Padraig closed his eyes, rocking slightly on his feet as he searched for balance in his grip. Opening his eyes again, his gaze focused on the distant tree trunk. His right arm sprang back in a curve, muscles standing out like hawsers. In that same movement, his head inclined so that his line of sight was one with the target, and then, as a low-pitched growl of song burst from his lips, the weapon leaped from the twisting curl of his wrist.

The battle-axe whirled, making a low humming noise, as if in reply to the invocation of Padraig’s chant, while the four friends watched in astonishment. When the axe struck the tree trunk, the dense wood shattered, as if struck by an explosive missile. But still the humming and whirling continued. Only the pitch changed, signaling what appeared to be an impossible change of direction, as the spinning blade wheeled around in an arc, heading back to be grasped, as if in a consummation of purpose, by Padraig’s upraised hand.

With gasps of awe, the four friends gathered around Padraig, witnessing the discharge of spiritual tension that exhausted him as he slowly fell to his knees and, with a reverential right hand, laid the battle-axe on the ground.

That night Alan woke from sleep with the memory of Mo’s sweet song to the mountain like a caress in his mind. He sensed what was coming.

He murmured, “No!” But it was a token resistance.

The wave came, more gentle than before, a slow rise over many minutes, washing over his skin like a mist of kisses, as though this time the seduction was meant for him alone. His mind opened out onto the vast panorama that bridged the valley, until the vision of the mountain filled all of his senses. He felt its breath touch the membranes of his eyes. He tasted the exultation of its longing on his tongue. His body unfolded to the ecstasy of the calling, embracing every delicious mote as it flowed, in streams and rivulets of abandonment, through the inner spaces of his being.

Day after day, blue smoke rose from the soot-stained steel chimney over the corrugated iron roof of the old forge. Here, in the summer’s heat, the pulse of the hammer rang out, steel-ringing and clear, disturbing the blackbirds, robins, blue tits and sparrows, and causing them to shriek outrage at the invasion of tranquility in the broken walls, hedges and hinterland of trees that framed the mill yard. Meanwhile, the days passed by in a blur of enchantment.
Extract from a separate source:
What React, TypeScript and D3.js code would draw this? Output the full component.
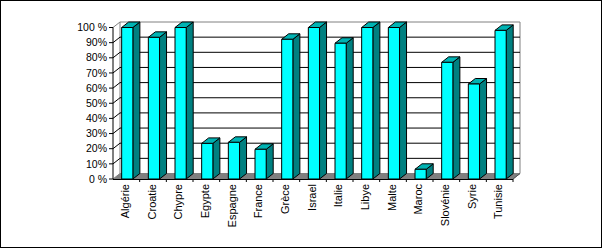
import React from "react";
import * as d3 from "d3";

const categories = ["Algérie", "Croatie", "Chypre", "Egypte", "Espagne", "France", "Grèce", "Israel", "Italie", "Libye", "Malte", "Maroc", "Slovénie", "Syrie", "Tunisie"];
const values = [100, 93.5, 100, 23.5, 24.2, 19.6, 92.2, 100, 89.6, 100, 100, 6.4, 77, 62.7, 98.1];
const yTicks = [0, 10, 20, 30, 40, 50, 60, 70, 80, 90, 100];
const yTickLabels = ["0 %", "10%", "20%", "30%", "40%", "50%", "60%", "70%", "80%", "90%", "100 %"];

const W = 603;
const H = 248;
const DX = 7;
const DY = 5.5;
const FONT = "'Liberation Sans', Arial, sans-serif";

export default function App() {
  const x = d3.scaleBand<string>().domain(categories).range([113, 513]).padding(0);
  const y = d3.scaleLinear().domain([0, 100]).range([179, 27.5]);
  const bw = x.bandwidth();
  const y0 = y(0);
  const left = x.range()[0];
  const right = x.range()[1];
  const poly = (pts: [number, number][]) => pts.map((p) => p.join(",")).join(" ");

  return (
    <svg width={W} height={H} style={{ position: "absolute", left: 0, top: 0, background: "#fff" }}>
      <rect x={0.5} y={0.5} width={601} height={247} fill="#fff" stroke="#000" strokeWidth={1} />
      {/* floor */}
      <polygon
        points={poly([[left, y0], [right, y0], [right + DX, y0 - DY], [left + DX, y0 - DY]])}
        fill="#808080"
        stroke="#808080"
        strokeWidth={1}
      />
      {/* back wall outline */}
      <line x1={left + DX} x2={left + DX} y1={y(100) - DY} y2={y0 - DY} stroke="#808080" />
      <line x1={right + DX} x2={right + DX} y1={y(100) - DY} y2={y0 - DY} stroke="#808080" />
      <line x1={left + DX} x2={right + DX} y1={y(100) - DY} y2={y(100) - DY} stroke="#808080" />
      <line x1={left} x2={left + DX} y1={y(100)} y2={y(100) - DY} stroke="#808080" />
      {/* gridlines */}
      {yTicks.filter((t) => t > 0 && t < 100).map((t) => (
        <g key={t}>
          <line x1={left + DX} x2={right + DX} y1={y(t) - DY} y2={y(t) - DY} stroke="#000" />
          <line x1={left} x2={left + DX} y1={y(t)} y2={y(t) - DY} stroke="#000" />
        </g>
      ))}
      {/* axes */}
      <line x1={left} x2={left} y1={y(100)} y2={y0} stroke="#000" />
      <line x1={left} x2={right} y1={y0 + 0.5} y2={y0 + 0.5} stroke="#000" />
      <line x1={right} x2={right + DX} y1={y0} y2={y0 - DY} stroke="#555" />
      {yTicks.map((t, i) => (
        <g key={t}>
          <line x1={left - 4} x2={left} y1={y(t)} y2={y(t)} stroke="#000" />
          <text x={107} y={y(t)} dy="0.35em" textAnchor="end" fontFamily={FONT} fontSize={10.5} fill="#000">
            {yTickLabels[i]}
          </text>
        </g>
      ))}
      {categories.map((c) => (
        <line key={"t" + c} x1={(x(c) as number) + bw} x2={(x(c) as number) + bw} y1={y0} y2={y0 + 3} stroke="#000" />
      ))}
      {/* bars */}
      {categories.map((c, i) => {
        const x0 = (x(c) as number) + bw * 0.325;
        const w = bw * 0.42;
        const yt = y(values[i]);
        return (
          <g key={c} stroke="#000" strokeWidth={1} strokeLinejoin="round">
            <polygon points={poly([[x0 + w, yt], [x0 + w + DX, yt - DY], [x0 + w + DX, y0 - DY], [x0 + w, y0]])} fill="#008080" />
            <polygon points={poly([[x0, yt], [x0 + DX, yt - DY], [x0 + w + DX, yt - DY], [x0 + w, yt]])} fill="#00B3B3" />
            <rect x={x0} y={yt} width={w} height={y0 - yt} fill="#00FFFF" />
          </g>
        );
      })}
      {/* category labels */}
      {categories.map((c) => (
        <text
          key={"l" + c}
          transform={`translate(${(x(c) as number) + bw / 2 + 2.5},${y0 + 5}) rotate(-90)`}
          textAnchor="end"
          fontFamily={FONT}
          fontSize={11}
          fill="#000"
        >
          {c}
        </text>
      ))}
    </svg>
  );
}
Indeed how else could they think of it but as enchantment, days and nights that were woven with spells of seduction, a calling every bit as strange and inexplicable as the caterpillar entombed in its cocoon of magic, from which the magnificent new being, the moth or butterfly, would ultimately appear? An enchantment in which the last vestiges of rational resistance, the last clinging to orderly commonsense, were abandoned to the waves of calling, no matter that, in their more lucid moments, the four friends sensed the anguish of having to say farewell to the world they had been born into, with its comforting bedrock of reason.